Micro‐motion signal time‐frequency results inversion of rotor targets under low signal‐to‐noise ratios

Abstract A signal time‐frequency results inversion method is proposed for extracting micro‐motion features of rotor targets under low signal‐to‐noise ratios (SNRs). In the case of low SNRs, the echo's energy of rotor targets is mainly concentrated in the flash's echo component. Conventional micro‐motion feature extraction of rotor targets primarily utilises the sinusoidal modulation feature in time‐frequency results, whose energy is much lower than the flash. Under low SNRs, the sinusoidal modulation in the echo's time‐frequency results will be submerged in the noise, making feature extraction challenging.
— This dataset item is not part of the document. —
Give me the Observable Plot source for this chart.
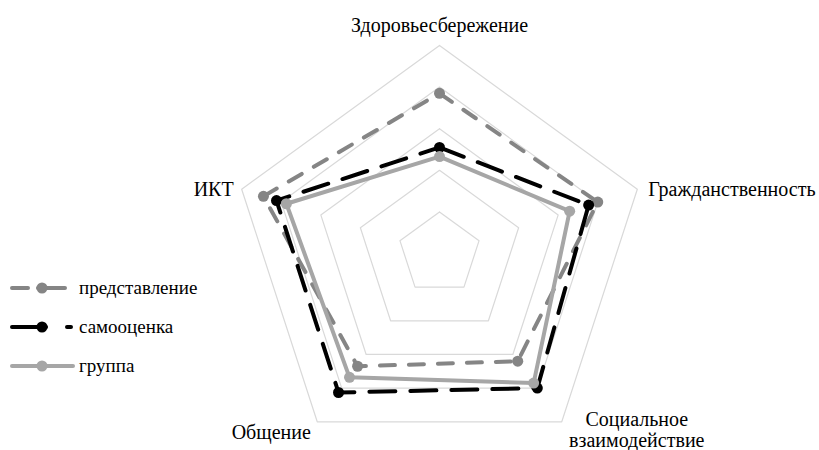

A deep learning network is used to inverse the time‐frequency results containing sinusoidal modulation based on the flash's features in the time‐frequency results. Based on the inversion time‐frequency results, the GS‐IRadon algorithm is used to extract micro‐motion features, which can significantly reduce the times of IRadon transformations and improve feature extraction speed and accuracy. Through simulation and analysis, a novel method using a deep learning network like UNet can effectively inverse time‐frequency results under low SNRs, providing a new technical approach for micro‐motion feature extraction. Time‐frequency results inversion is a novelty method used to achieve micro‐motion feature extraction of rotor targets.